Imagine that you magically have fantastic customer service, and great hospitality in your business. As you read that, you probably know and feel that your staff cannot read your mind, and cannot be you. So training your staff is essential. Training defines your customers service and your hospitality. Trained staff can learn your method and your style. There should be a system, and structure to it. This shows your staff that you care, and value your role as a leader.
Greg Conderacci lives here in Baltimore. His talent is putting things in simple digestible morsels, that create those "AHA" moments. This is what owners and leaders crave, and helps them set their goals and next steps. His client list and schedule is impressive, but he will tell you, he is reminding them to go back to their goals and visions (or create them if they are out of date!).
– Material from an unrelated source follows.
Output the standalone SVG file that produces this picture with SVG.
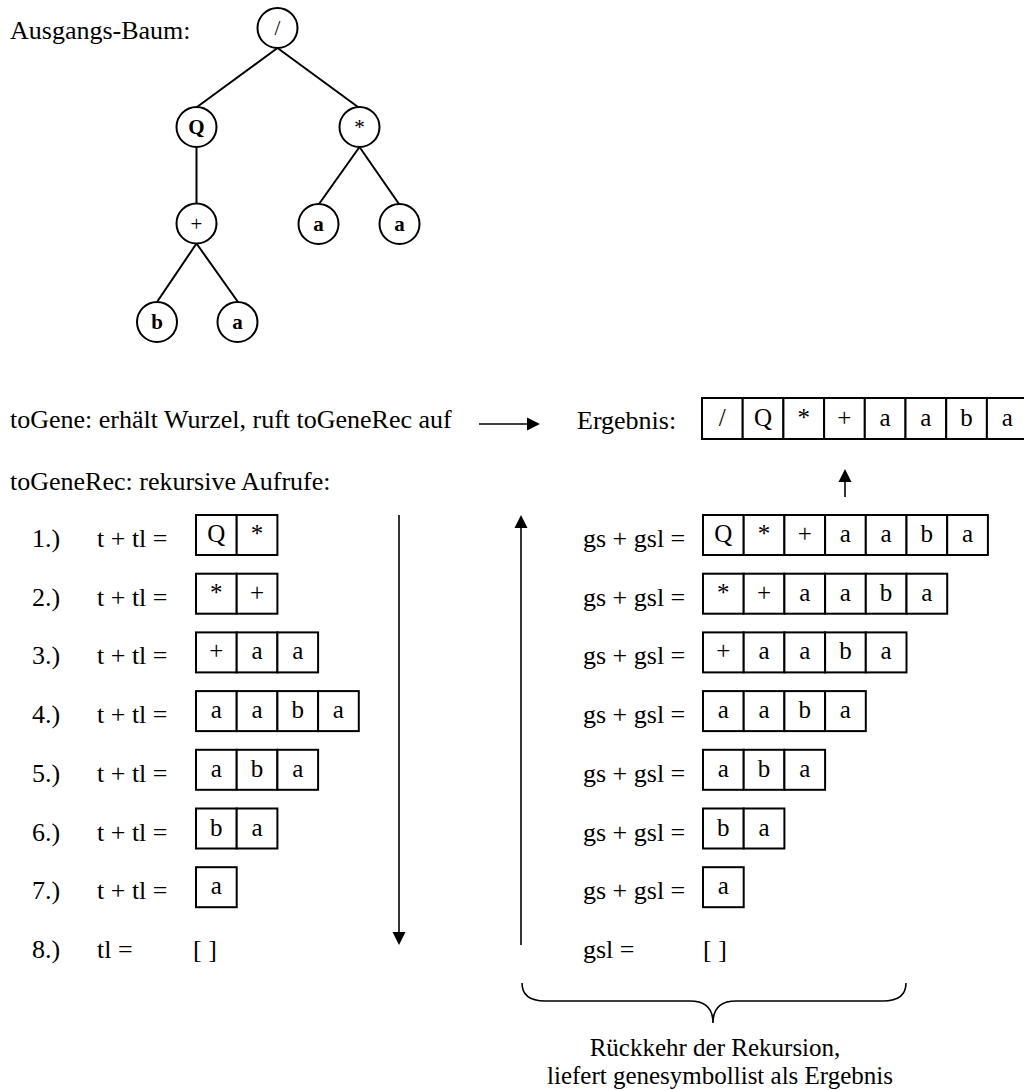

Here is a small story. I periodically have coffee or lunch with Greg. Just like always he tossed one of his fantastic morsels into our conversation. "You know Martha, when it gets right down to it, there are managers and leaders. And business owners are leaders." Well, there you have it. Like I said, a fantastic morsel. I have been pondering that thought, and it's true. When you try, as an owner, to have an employee sell the best of what you have; they need, and deserve training. I am working with two owners in completely different operations: The first one is an established owner, who has two restaurants, and several books to his name. The second one, Kevin Harris, is a new owner of a catering company with fantastic morals and ethics. And they both agree, training is elemental.
At the end of a very intense stretch, Kevin Harris, who owns Wind River Catering sent me his list of lessons learned. The first item on his list is a perfect reminder.
"Training, Training, Training - You have to have a training PROGRAM. Having someone work a shift with someone who's good doesn't count as training. You have to devote the time, resources, and food to have the cooks prepare food repeatedly to make sure it meets standards. Training, manuals, checklists, and SYSTEMS to make sure it all happens."
The lesson is very simple then: Take time to develop your system. You have a style, a culture, and fantastic food. Your staff and your customers are best served when you teach your staff with manuals, tests and checklists and engaging trainings.
There is an incredible amount of detail that underlies this message. How you approach and create trainings, manuals, checklists, and tests is purely up to you. But, without the vision and desire to be a leader you are not driven to complete the task.
Greg Conderassi gave me this book title to read, Building the Bridge as You Walk on it. I hope it helps you galvanize the energy to lead your staff. It will serve you, and the staff...and your guests, well.